А. С. Панкратов передавал свой разговор с монахом, жившим под началом о. Илиодора:
«— Больной у нас батюшка-то. Сейчас говорит с тобой ровно ангел, а чуть не по нем, — побледнеет, затрясется, закричит…
— Как бы чем плохим это не кончилось?
— И мы думаем то же. Чуется, что-то грозное висит над ним… В последнее время он не помнит, что говорит в конце…».
Однако друзья ничего опасного в о. Илиодоре не замечали. Его поступки объясняли «буйством Христа ради» (1 Кор.4:10), безумием о Христе, по слову св. Иоанна Златоуста, сравнивали с выходками Суворова. Называли «неуравновешенным», «крайне нервным, вспыльчивым», говорили о «натуре горячей, чрезвычайно нервной и необыкновенно тонкой». «Земщина» писала, что в тех условиях, в которых находится о. Илиодор, всякий патриот будет казаться «психически расстроенным человеком».
С. А. Володимеров считал его «детски доверчивым». На смену петербургским бродягам, выманивавшим у студента Труфанова собранные пожертвования, пришли другие сомнительные субъекты, крутившиеся вокруг о. Илиодора. В царицынский период его жизни кличка «илиодоровец» звучала почти как «хулиган», но сам священник не понимал, насколько окружение его компрометирует.
Вера и суеверия
Вера во Едину Святую, Соборную и Апостольскую Церковь была в нем по-прежнему сильна. «Я благоговею пред саном святителей, я не могу судить архиереев», — писал о. Илиодор, впрочем, не стесняясь тут же бранить их на чем свет стоит.
Однако его вера порой принимала весьма странные формы.
Сам себя он называл «в высшей степени мистически настроенным». Это проявлялось не только в вере, но и в суеверии. О. Илиодор глубоко верил в сны.
Все сновидения он делил на две группы — «некоторые от желудка, от сердца больного, пустое сонное мечтание», «результат перенапряжения мозга», а другие — «вещие». «Они приходят не ко всем, но лишь к глубоко чувствующей натуре. …мне тоже снятся эти сны, но редко. Все главные разделы моей жизни были предсказаны ими самым замечательным образом». Однажды, например, во сне какой-то голос призвал его опасаться 16 января.

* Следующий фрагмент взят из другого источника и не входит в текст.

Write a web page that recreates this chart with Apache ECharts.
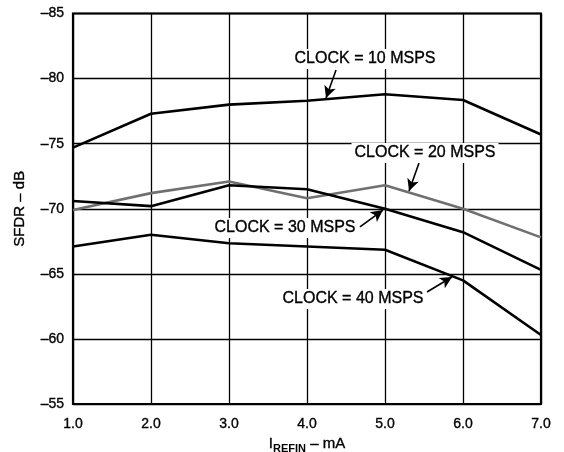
<!DOCTYPE html>
<html><head><meta charset="utf-8">
<script src="https://cdn.jsdelivr.net/npm/echarts@6/dist/echarts.min.js"></script>
<style>html,body{margin:0;padding:0;background:#fff}#c{width:564px;height:452px}</style>
</head><body><div id="c"></div>
<script>
var xValues = [1.0, 2.0, 3.0, 4.0, 5.0, 6.0, 7.0];
var clock10 = [-74.7, -77.3, -78.0, -78.3, -78.8, -78.35, -75.7];
var clock20 = [-69.9, -71.2, -72.1, -70.8, -71.8, -70.0, -67.8];
var clock30 = [-70.6, -70.2, -71.8, -71.5, -70.0, -68.2, -65.3];
var clock40 = [-67.1, -68.0, -67.35, -67.1, -66.85, -64.5, -60.3];
var seriesNames = ['CLOCK = 10 MSPS', 'CLOCK = 20 MSPS', 'CLOCK = 30 MSPS', 'CLOCK = 40 MSPS'];
var labelPos = [[4.744, -81.5], [5.513, -74.28], [3.718, -68.52], [4.59, -63.07]];
var arrowFrom = [[4.372, -80.66], [5.436, -73.52], [4.679, -68.6], [5.538, -63.6]];
var arrowTo = [[4.244, -78.51], [5.308, -71.36], [4.974, -69.9], [5.859, -64.76]];
var xTicks = ['1.0','2.0','3.0','4.0','5.0','6.0','7.0'];

var FONT = '"Liberation Sans", Arial, sans-serif';
var colors = ['#000', '#707070', '#000', '#000'];
var allData = [clock10, clock20, clock30, clock40];
var thick = { textBorderColor: '#000', textBorderWidth: 0.35 };

var series = allData.map(function (d, i) {
  return {
    type: 'line',
    name: seriesNames[i],
    data: xValues.map(function (x, j) { return [x, d[j]]; }),
    symbol: 'none',
    lineStyle: { color: colors[i], width: 2.6 },
    z: i === 1 ? 3 : 4,
    animation: false,
    markLine: {
      silent: true,
      symbol: ['none', 'arrow'],
      symbolSize: [9, 12],
      lineStyle: { color: '#000', width: 1.6, type: 'solid' },
      label: { show: false },
      data: [[{ coord: arrowFrom[i] }, { coord: arrowTo[i] }]],
      animation: false
    },
    markPoint: {
      silent: true,
      symbol: 'rect',
      symbolSize: 1,
      itemStyle: { color: 'rgba(0,0,0,0)' },
      label: Object.assign({
        show: true, position: 'inside', formatter: seriesNames[i],
        color: '#000', fontFamily: FONT, fontSize: 16,
        backgroundColor: '#fff', padding: [2, 3]
      }, thick),
      data: [{ coord: labelPos[i] }],
      animation: false
    }
  };
});

var chart = echarts.init(document.getElementById('c'));
chart.setOption({
  animation: false,
  backgroundColor: '#fff',
  grid: { left: 73, right: 23, top: 13.5, bottom: 48, containLabel: false, outerBoundsMode: 'none',
    show: true, borderColor: '#000', borderWidth: 2.2, backgroundColor: 'transparent' },
  xAxis: {
    type: 'value', min: 1, max: 7, interval: 1,
    axisLine: { show: false }, axisTick: { show: false },
    splitLine: { show: true, lineStyle: { color: '#000', width: 1.3 } },
    axisLabel: Object.assign({ color: '#000', fontFamily: FONT, fontSize: 14, margin: 13,
      formatter: function (v) { return xTicks[Math.round(v - 1)]; } }, thick),
    name: '{i|I}{sub|REFIN}{i| – mA}',
    nameLocation: 'middle', nameGap: 23,
    nameTextStyle: {
      rich: {
        i: Object.assign({ fontFamily: FONT, fontSize: 15, color: '#000' }, thick),
        sub: { fontFamily: FONT, fontSize: 11, fontWeight: 'bold', color: '#000', padding: [10, 0, 0, 0] }
      }
    }
  },
  yAxis: {
    type: 'value', min: -85, max: -55, interval: 5, inverse: true,
    axisLine: { show: false }, axisTick: { show: false },
    splitLine: { show: true, lineStyle: { color: '#000', width: 1.3 } },
    axisLabel: Object.assign({ color: '#000', fontFamily: FONT, fontSize: 14, margin: 9, padding: [6, 0, 0, 0],
      formatter: function (v) { return String(v).replace('-', '–'); } }, thick),
    name: 'SFDR – dB', nameLocation: 'middle', nameGap: 46,
    nameTextStyle: Object.assign({ color: '#000', fontFamily: FONT, fontSize: 15 }, thick)
  },
  series: series
});
</script></body></html>
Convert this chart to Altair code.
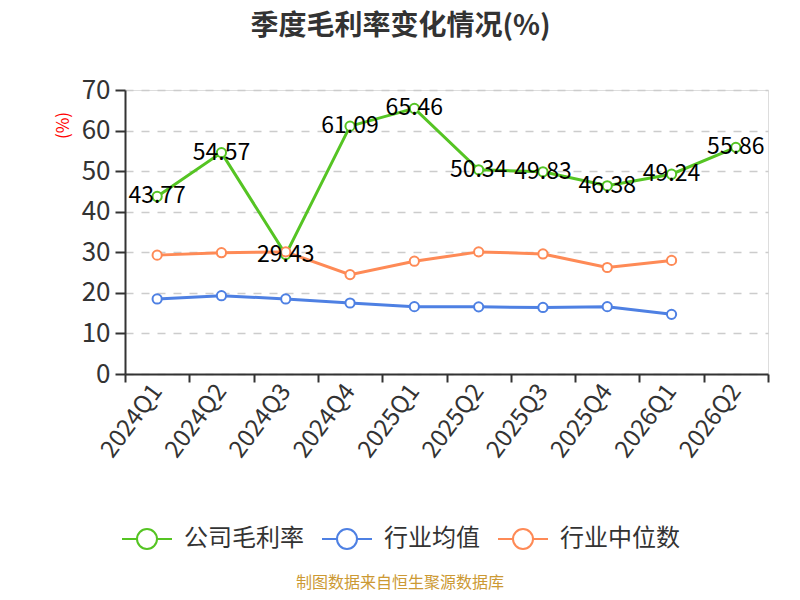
import altair as alt
import pandas as pd

quarters = ["2024Q1", "2024Q2", "2024Q3", "2024Q4", "2025Q1",
            "2025Q2", "2025Q3", "2025Q4", "2026Q1", "2026Q2"]
company = [43.77, 54.57, 29.43, 61.09, 65.46, 50.34, 49.83, 46.38, 49.24, 55.86]
industry_avg = [18.5, 19.3, 18.5, 17.5, 16.6, 16.55, 16.4, 16.6, 14.7, None]
industry_median = [29.3, 29.9, 30.1, 24.5, 27.8, 30.1, 29.6, 26.25, 28.0, None]
series_names = ["公司毛利率", "行业均值", "行业中位数"]
series_colors = ["#55c423", "#4e80e3", "#fe8a56"]
y_ticks = [0, 10, 20, 30, 40, 50, 60, 70]

rows = []
for name, vals in zip(series_names, [company, industry_avg, industry_median]):
    for q, v in zip(quarters, vals):
        if v is not None:
            rows.append({"季度": q, "系列": name, "值": v})
df = pd.DataFrame(rows)
df_company = df[df["系列"] == "公司毛利率"]
source = pd.DataFrame({"t": ["制图数据来自恒生聚源数据库"]})

FONT = "Noto Sans CJK SC"

x_enc = alt.X(
    "季度:N",
    sort=quarters,
    scale=alt.Scale(type="band", domain=quarters, paddingInner=0, paddingOuter=0),
    axis=alt.Axis(
        title=None, labelAngle=307, labelAlign="right", labelBaseline="middle",
        labelFontSize=24, labelColor="#333333", labelPadding=5, labelFont=FONT,
        tickBand="extent", tickSize=8, tickColor="#333333", tickWidth=2,
        domainColor="#333333", domainWidth=2, grid=False,
    ),
)
y_enc = alt.Y(
    "值:Q",
    scale=alt.Scale(domain=[0, 70], nice=False, zero=True),
    axis=alt.Axis(
        title="(%)", titleColor="#ff0000", titleFontSize=17, titleFontWeight="normal",
        titleAngle=270, titleX=-62, titleY=35, titleAlign="center", titleBaseline="middle",
        titleFont=FONT,
        values=y_ticks, labelFontSize=26, labelColor="#333333", labelFont=FONT,
        labelPadding=5, tickSize=10, tickColor="#333333", tickWidth=2,
        domainColor="#333333", domainWidth=2,
        grid=True, gridColor="#cccccc", gridDash=[8, 8], gridWidth=1.5,
    ),
)
color_enc = alt.Color(
    "系列:N",
    scale=alt.Scale(domain=series_names, range=series_colors),
    sort=series_names,
    legend=alt.Legend(
        title=None, orient="none", direction="horizontal", legendX=-4, legendY=423,
        symbolType="M-1,0L-0.4,0M0.4,0L1,0M-0.4,0A0.4,0.4 0 1,1 0.4,0A0.4,0.4 0 1,1 -0.4,0",
        symbolSize=2500, symbolStrokeWidth=2, symbolFillColor="white",
        labelFontSize=24, labelColor="#333333", labelFont=FONT, labelOffset=11,
        columnPadding=14,
    ),
)

base = alt.Chart(df).encode(x=x_enc, y=y_enc, color=color_enc)
lines = base.mark_line(strokeWidth=3)
points = base.mark_point(filled=False, fill="white", fillOpacity=1, size=85, strokeWidth=2, opacity=1)
labels = alt.Chart(df_company).mark_text(
    fontSize=23, color="#000000", font=FONT, align="center", baseline="middle"
).encode(x=alt.X("季度:N", sort=quarters), y="值:Q", text=alt.Text("值:Q", format=".2f"))
src = alt.Chart(source).mark_text(
    fontSize=16, color="#cc9933", font=FONT, align="center", baseline="middle"
).encode(x=alt.value(275), y=alt.value(493), text="t:N")

chart = alt.layer(lines, points, labels, src).properties(
    width=643, height=284,
    autosize=alt.AutoSizeParams(type="none"),
    padding={"left": 117, "top": 82, "right": 24, "bottom": 218},
    title=alt.TitleParams(
        text="季度毛利率变化情况(%)", fontSize=28, fontWeight="bold", color="#333333",
        font=FONT, anchor="middle", dx=-46, offset=36,
    ),
).configure_view(stroke=None).configure(background="white")

chart.save("out.html", embed_options={"renderer": "svg", "actions": False})
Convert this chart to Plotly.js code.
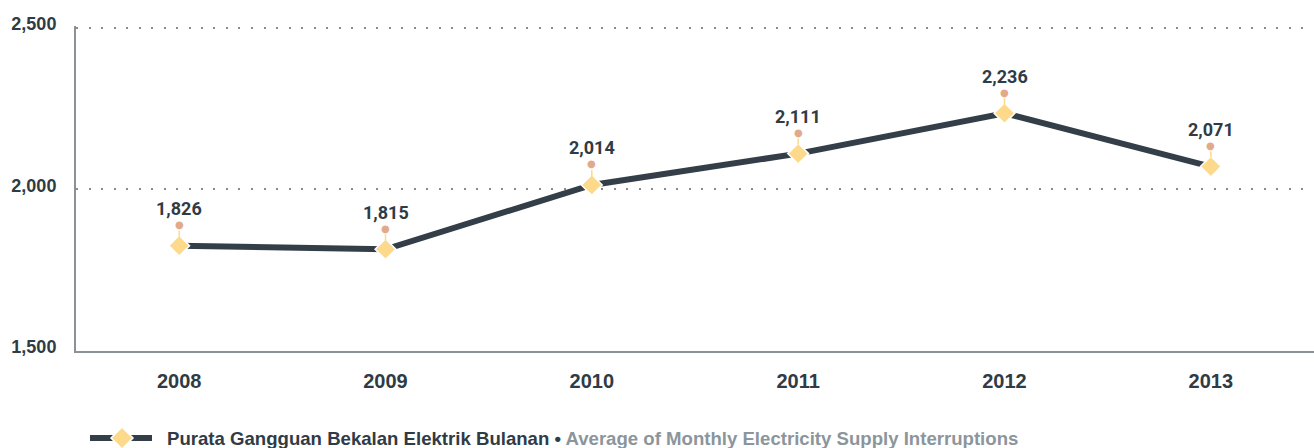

Свои сновидения он пытался толковать: «Видеть во сне хлеб означает символ жизни» и порой пересказывал прихожанам. Оба изложенных им сна, якобы предвещавшие гонения, касались удушья в разных формах — очевидно, следствие его физического недуга.
Любопытно, что вера уживалась в о. Илиодоре со страхом смерти. Непременно вворачивавший буквально в каждой статье о готовности умереть за свои идеалы или, как он любил выражаться, «святыни», он, однако, побаивался покушений: «от пули или петли, да еще от каких-нибудь грабителей умереть не желаю, думаю, что никто такой смерти себе не желает». «…я жить хочу, вы понимаете», — обмолвился он однажды. «Иер. Илиолор, несмотря на весь свой аскетизм, все же любит жизнь, привязан к ней», — проницательно заметил «Саратовский вестник».